Trying to find someone else who could and would fix me was likewise out. I spent the entire day searching, calling, even paying out some money for information, and it quickly became clear that the six million dollars I could come up with just weren't enough. Even completely bankrupting myself - another two million - was a drop in the bucket. High level healers were either the property of great powers, were protected by great powers, or were in hiding. There were millions of other people just as desperate as myself, most of them considerably more violent and ruthless.

I drank myself to sleep again, deciding that I'd take the pills before I got desperate enough to resort to demonic aid. Some things you just can't live with, just as some things are worth dying for. Me? I was dying for nothing, the sand just running out.
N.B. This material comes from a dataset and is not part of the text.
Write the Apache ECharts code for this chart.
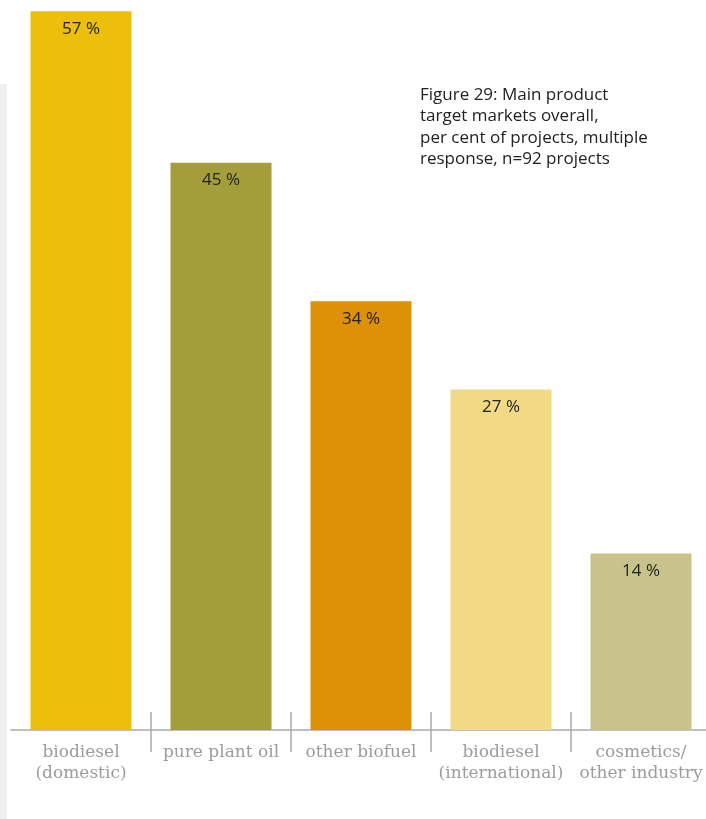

It was intensely frustrating.

It took another four days of research, and a stop at a pharmacy for more pain pills, before I had a list of realistic options - things that might work, with risk estimates.

There were just three options I could come up with, and they were all soul chillingly frightening. I'd originally thought of deviser brain surgeons, and for a mere couple of million, I could try one. Unfortunately, a mad scientist who'd try was probably as insane as the experimental subject. Nobody reputable would touch it, not with the consequences for discovery and failure, and the crackpots would probably take your money and use you for their own private experiments rather than actually trying to go for a cure - however much a success would benefit them financially and reputation-wise.